Was anyone nervous about turning Yu Yagami's fantasy-comedy manga Elf o Karu Monotachi (Those Who Hunt Elves) into an animated (the Group TAC studio) TV series? It was limited to twelve episodes, broadcast October 4 through December 20, 1996. It was popular enough that the conclusion was made as Those Who Hunt Elves II, appearing a year later (October 2 through December 24, 1997). This DVD release (and A.D.V. Films' earlier video release in 1999) is of the first series only.

"Adolescent TV anime" implies zany and mildly raunchy humor. This series drops the viewer right into the midst of it. There's this Tolkienesque fantasy world, see, inhabited by Medieval European humans and pointy-eared elf sages, and piratical fish (huh?). And there are these three strangers from our world who just want to go home to Tokyo: a muscular martial-arts champion (sure), an Oscar-winning Japanese actress (hmmm) and a teen schoolgirl with her own AK-47 automatic rifle and T-74 tank (wait a minute...). And the tank is haunted by the ghost of a little kitten (you really don't want a T-74 tank trying to cuddle up in your lap playfully). The only way to get back to our Earth is by a powerful magic spell which, inconveniently, has been divided into five parts, each of which is written on the skin of a beautiful elf maid. So to assemble the complete spell, our band of gonzo adventurers must travel from town to town, tearing off the clothes of all the elf girls they meet to find the five who have the spell components upon them.

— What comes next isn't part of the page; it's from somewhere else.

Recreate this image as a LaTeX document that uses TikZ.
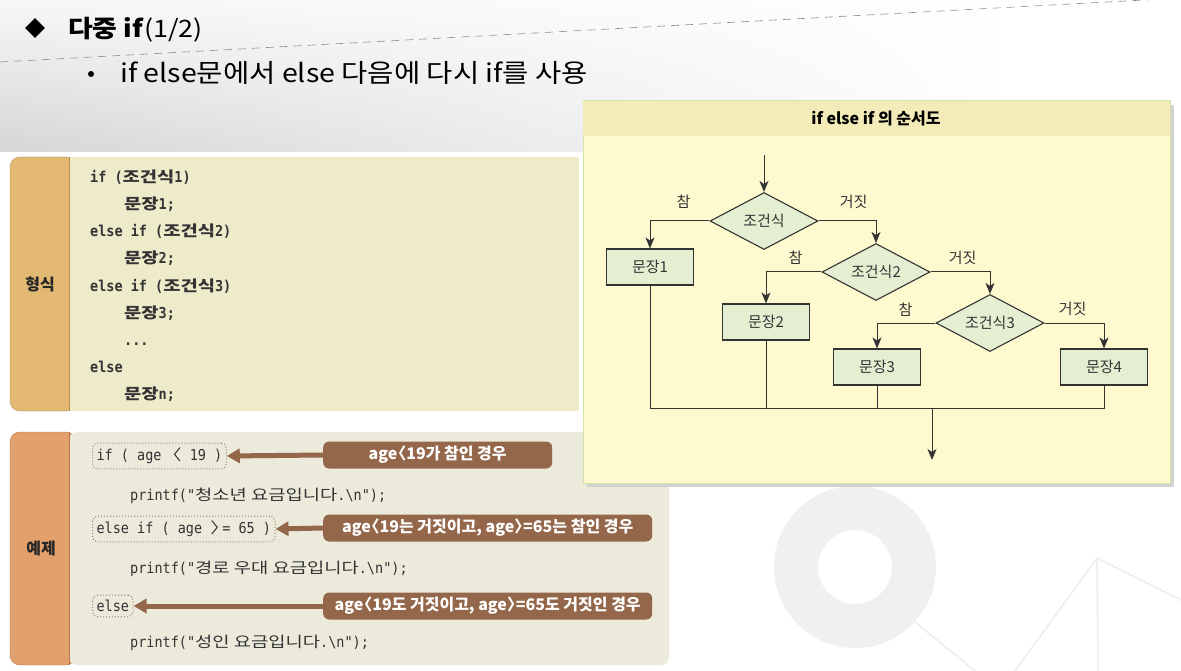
\documentclass[tikz,border=0pt]{standalone}
\usepackage{fontspec}
\setmainfont{Noto Sans CJK KR}
\newfontfamily\headfont[FakeStretch=1.12]{Noto Sans CJK KR}
\newfontfamily\codett[FakeStretch=0.9]{DejaVu Sans Mono}
\newfontfamily\codehk[FakeStretch=1.25]{Noto Sans CJK KR}
\newcommand{\hk}[1]{{\codehk #1}}
\newcommand{\lbrk}{\kern-.45em〈}
\newcommand{\rbrk}{〉\kern-.45em}
\usetikzlibrary{positioning, arrows.meta, shapes.geometric, fadings}
\definecolor{tabGold}{RGB}{226,184,115}
\definecolor{tabGoldLine}{RGB}{188,144,82}
\definecolor{tabOrange}{RGB}{226,160,108}
\definecolor{tabOrangeLine}{RGB}{184,120,78}
\definecolor{formBg}{RGB}{238,235,203}
\definecolor{exBg}{RGB}{235,234,219}
\definecolor{noteBrown}{RGB}{148,102,74}
\definecolor{panelBg}{RGB}{255,249,208}
\definecolor{panelHead}{RGB}{243,236,184}
\definecolor{panelLine}{RGB}{208,228,168}
\definecolor{boxGreen}{RGB}{228,239,210}
\definecolor{inkGrey}{RGB}{51,51,51}

\tikzset{
  stmt/.style={draw=inkGrey, fill=boxGreen, line width=1.1pt, minimum width=87pt, minimum height=36pt, inner sep=0pt, text=inkGrey, font=\fontsize{15}{15}\selectfont},
  decision/.style={diamond, draw=inkGrey, fill=boxGreen, line width=1.1pt, minimum width=108pt, minimum height=57pt, aspect=2, inner sep=0pt, text=inkGrey, font=\fontsize{15}{15}\selectfont},
  branch/.style={inner sep=0pt, text=inkGrey, font=\fontsize{15}{15}\selectfont},
  flow/.style={draw=inkGrey, line width=1pt, -{Stealth[length=11pt,width=9pt,inset=3pt]}},
  wire/.style={draw=inkGrey, line width=1pt},
  code/.style={anchor=base west, inner sep=0pt, text=inkGrey, font=\codett\fontsize{15}{15}\selectfont},
  formcode/.style={code, font=\codett\bfseries\fontsize{15}{15}\selectfont},
  markbox/.style={draw=noteBrown!85, dotted, line width=1pt, rounded corners=5pt, anchor=west, inner xsep=4pt, inner ysep=5pt, text=inkGrey, font=\codett\fontsize{15}{15}\selectfont},
  note/.style={fill=noteBrown, rounded corners=6pt, anchor=west, text=white, minimum height=27pt, inner sep=0pt, font=\bfseries\fontsize{16}{16}\selectfont},
  pointer/.style={draw=noteBrown, line width=5pt, -{Triangle[length=13pt,width=14pt]}},
  tablabel/.style={inner sep=0pt, text=black!85, font=\bfseries\fontsize{16}{16}\selectfont}
}

\begin{document}
\begin{tikzpicture}[x=1pt, y=-1pt]
    \useasboundingbox (0,0) rectangle (1181,671);
    \fill[white] (0,0) rectangle (1181,671);

    % background decoration
    \shade[top color=black!3, bottom color=black!16, path fading=east] (0,0) rectangle (1000,152);
    \draw[black!45, dash pattern=on 8pt off 6pt, line width=0.6pt] (0,62) -- (1181,-2);
    \fill[black!6, even odd rule] (855,567) circle[radius=81pt] (855,567) circle[radius=37pt];
    \draw[black!7, line width=1.5pt] (915,622) -- (975,671);
    \draw[black!7, line width=1.5pt] (1015,671) -- (1097,558) -- (1181,600);
    \draw[black!7, line width=1.5pt] (1097,558) -- (1098,671);

    % title
    \node[diamond, fill=black, minimum size=20pt, inner sep=0pt] (bullet) at (35,28) {};
    \node[anchor=base west, inner sep=0pt, font=\headfont\fontsize{24}{24}\selectfont] (title) at (68,38) {\textbf{다중 if}(1/2)};
    \node[circle, fill=black, minimum size=6pt, inner sep=0pt] (dot) at (91,74) {};
    \node[anchor=base west, inner sep=0pt, font=\headfont\fontsize{25.5}{25.5}\selectfont] (subtitle) at (120,83) {if else문에서 else 다음에 다시 if를 사용};

    % format box
    \filldraw[fill=tabGold, draw=tabGoldLine, rounded corners=10pt] (10,157) rectangle (76,411);
    \fill[formBg] (69,157) rectangle (579,411);
    \draw[tabGoldLine, line width=1pt] (69,157) -- (69,411);
    \node[tablabel] (form) at (40,284) {형식};
    \node[formcode] (fm1) at (90,183) {if (\hk{조건식}1)};
    \node[formcode] (fm2) at (124,210) {\hk{문장}1;};
    \node[formcode] (fm3) at (90,237) {else if (\hk{조건식}2)};
    \node[formcode] (fm4) at (124,264) {\hk{문장}2;};
    \node[formcode] (fm5) at (90,291) {else if (\hk{조건식}3)};
    \node[formcode] (fm6) at (124,318) {\hk{문장}3;};
    \node[formcode] (fm7) at (124,345) {...};
    \node[formcode] (fm8) at (90,372) {else};
    \node[formcode] (fm9) at (124,399) {\hk{문장}n;};

    % example box
    \filldraw[fill=tabOrange, draw=tabOrangeLine, rounded corners=10pt] (10,432) rectangle (76,665);
    \fill[exBg, rounded corners=8pt] (69,432) rectangle (669,665);
    \draw[tabOrangeLine, line width=1pt] (69,432) -- (69,665);
    \node[tablabel] (example) at (41,548) {예제};
    \node[markbox] (if1) at (92,456) {if ( age \hk{\lbrk} 19 )};
    \node[code] (pr1) at (130,500) {printf("\hk{청소년 요금입니다}.\textbackslash n");};
    \node[markbox] (if2) at (92,529) {else if ( age \hk{\rbrk}= 65 )};
    \node[code] (pr2) at (130,573) {printf("\hk{경로 우대 요금입니다}.\textbackslash n");};
    \node[markbox] (if3) at (92,606) {else};
    \node[code] (pr3) at (130,647) {printf("\hk{성인 요금입니다}.\textbackslash n");};

    % notes with pointers
    \node[note, minimum width=229pt] (n1) at (323,455) {age\lbrk 19가 참인 경우};
    \node[note, minimum width=329pt] (n2) at (323,528) {age\lbrk 19는 거짓이고, age\rbrk=65는 참인 경우};
    \node[note, minimum width=329pt] (n3) at (323,606) {age\lbrk 19도 거짓이고, age\rbrk=65도 거짓인 경우};
    \draw[pointer] (n1.west) -- (if1.east);
    \draw[pointer] (n2.west) -- (if2.east);
    \draw[pointer] (n3.west) -- (if3.east);

    % flowchart panel
    \fill[black!18] (587,105) rectangle (1174,487);
    \filldraw[fill=panelBg, draw=panelLine, line width=1pt] (583,101) rectangle (1170,483);
    \fill[panelHead] (583,101) rectangle (1170,136);
    \node[font=\bfseries\fontsize{16}{16}\selectfont, inner sep=0pt] (head) at (876,119) {if else if 의 순서도};

    % flowchart nodes
    \coordinate (entry) at (764,155);
    \node[decision] (c1) at (764,221) {조건식};
    \node[stmt] (s1) at (650,267) {문장1};
    \node[decision] (c2) at (876,272) {조건식2};
    \node[stmt] (s2) at (766,322) {문장2};
    \node[decision] (c3) at (990,323) {조건식3};
    \node[stmt] (s3) at (877,367) {문장3};
    \node[stmt] (s4) at (1104,367) {문장4};
    \coordinate (join) at (932,408);
    \coordinate (exit) at (932,460);

    % branch labels
    \node[branch] (yes1) at ([shift={(-26,-19)}]c1.west) {참};
    \node[branch] (no1) at ([shift={(35,-19)}]c1.east) {거짓};
    \node[branch] (yes2) at ([shift={(-26,-14)}]c2.west) {참};
    \node[branch] (no2) at ([shift={(32,-14)}]c2.east) {거짓};
    \node[branch] (yes3) at ([shift={(-30,-13)}]c3.west) {참};
    \node[branch] (no3) at ([shift={(28,-14)}]c3.east) {거짓};

    % flowchart arrows
    \draw[flow] (entry) -- (c1.north);
    \draw[flow] (c1.west) -| (s1.north);
    \draw[flow] (c1.east) -| (c2.north);
    \draw[flow] (c2.west) -| (s2.north);
    \draw[flow] (c2.east) -| (c3.north);
    \draw[flow] (c3.west) -| (s3.north);
    \draw[flow] (c3.east) -| (s4.north);
    \draw[wire] (s1.south) -- (s1.south |- join) -- (s4.south |- join) -- (s4.south);
    \draw[wire] (s2.south) -- (s2.south |- join);
    \draw[wire] (s3.south) -- (s3.south |- join);
    \draw[flow] (join) -- (exit);
\end{tikzpicture}
\end{document}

Can such a sexist plot be made tasteful? Surprisingly, yes. At least, the raunch factor is downplayed in favor of humorous dialogue and an emphasis on character interplay. Two of the three, the actress Airi Komiyama and schoolgirl Ritsuko Inou, are women themselves who are embarrassed by what they have to do to return to our Earth. Junpei Ryuzouji, the muscle-headed fighter, delivers a few stereotypical "Oh, boy! Babes!" lines, but he acts more like he has not discovered girls yet. His schtick is food; he spends most of his time searching taverns and restaurants for Earth-style beef curry. A fourth member of their party is Mistress Celcia, the elves' high priestess, who is accompanying them in the hope of finding the spell fragments and getting rid of these louts as quickly as possible. An unforeseen complication of the mixed-up magic turns Celcia into a funny-animal dog, and you can imagine the double entendres about the female dog in their midst. Much of the humor depends upon cultural incongruity (a Roman Catholic elf? Medieval fast-food restaurants?) and situations which give the stripping of elfmaids a socially redeeming justification. (Elf warrior maid Milliea donned a suit of enchanted armor to fight a monster. She won, but the armor will not come off her. After three years, she really wants to get out of it and take a bath!) The nudity is limited to quick flashes of bare breasts; quite mild for adolescent anime. Will this sell well enough that A.D.V. Films will release the sequel? To quote one of the episode teasers, "Please watch us again next week, or I'll hate your guts!"

Fred Patten has written on anime for fan and professional magazines since the late 1970s.